Pursuant to the Act of Congress approved March 26, 1930 (Public No. 78, 71st Congress), I beg to submit herewith, for transmission to the Congress, two copies of a report of a reconnaissance survey for an Inter-American highway between the Republic of Panama and the United States, together with a letter of transmittal from the Secretary of Agriculture dated January 25, 1934. As shown in that letter, the report was prepared by the Bureau of Public Roads, Department of Agriculture, which Bureau was the agency selected to cooperate with the several Governments, members of the Pan-American Union, which signified a desire to participate in the surveys. A third copy of the report, for your personal use, is also submitted.

The report contains a description of the selected route, with accompanying diagrams of line and profile, and there appears in regard to each country which will be traversed by the highway a general statement of the principal facts of an economic nature related to the proposed enterprise. There is also included in the report a series of airplane photographs, as well as other pertinent information regarding the proposed highway.

In submitting the report, I desire to acknowledge the helpful cooperation which has been received from officials of the several interested Governments.
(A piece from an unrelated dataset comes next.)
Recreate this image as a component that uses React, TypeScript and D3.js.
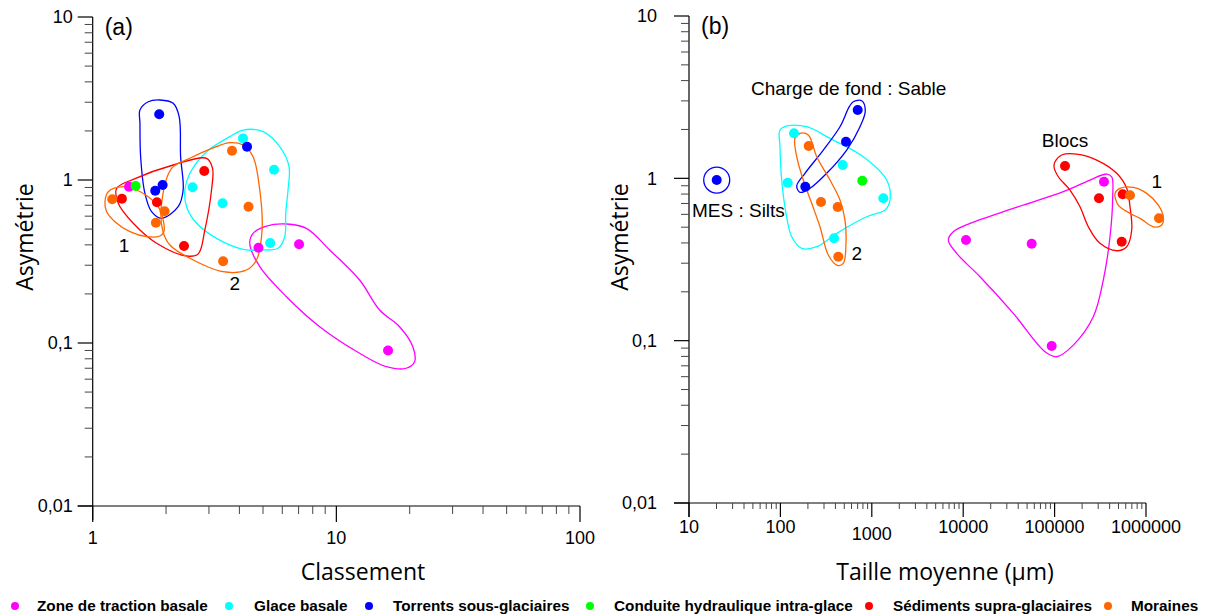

That of Panama not only collaborated with the representatives of this Government in connection with the survey conducted through that country, but also generously provided, free of rent, office space in which were established the headquarters of the officials conducting the surveys throughout the three-year period during which the work was in progress. Valuable assistance was also received from officials of the Governments of Costa Rica, Nicaragua, Honduras and Guatemala in connection with the reconnaissance surveys made in these countries. While the Governments of El Salvador and Mexico did not make an official request for cooperation through the Pan-American Union as provided for under the Act of Congress, since the route through those countries had already been largely determined and the highway partly constructed, nevertheless officials of both of these Governments furnished important information regarding the route selected and highways completed in their respective countries.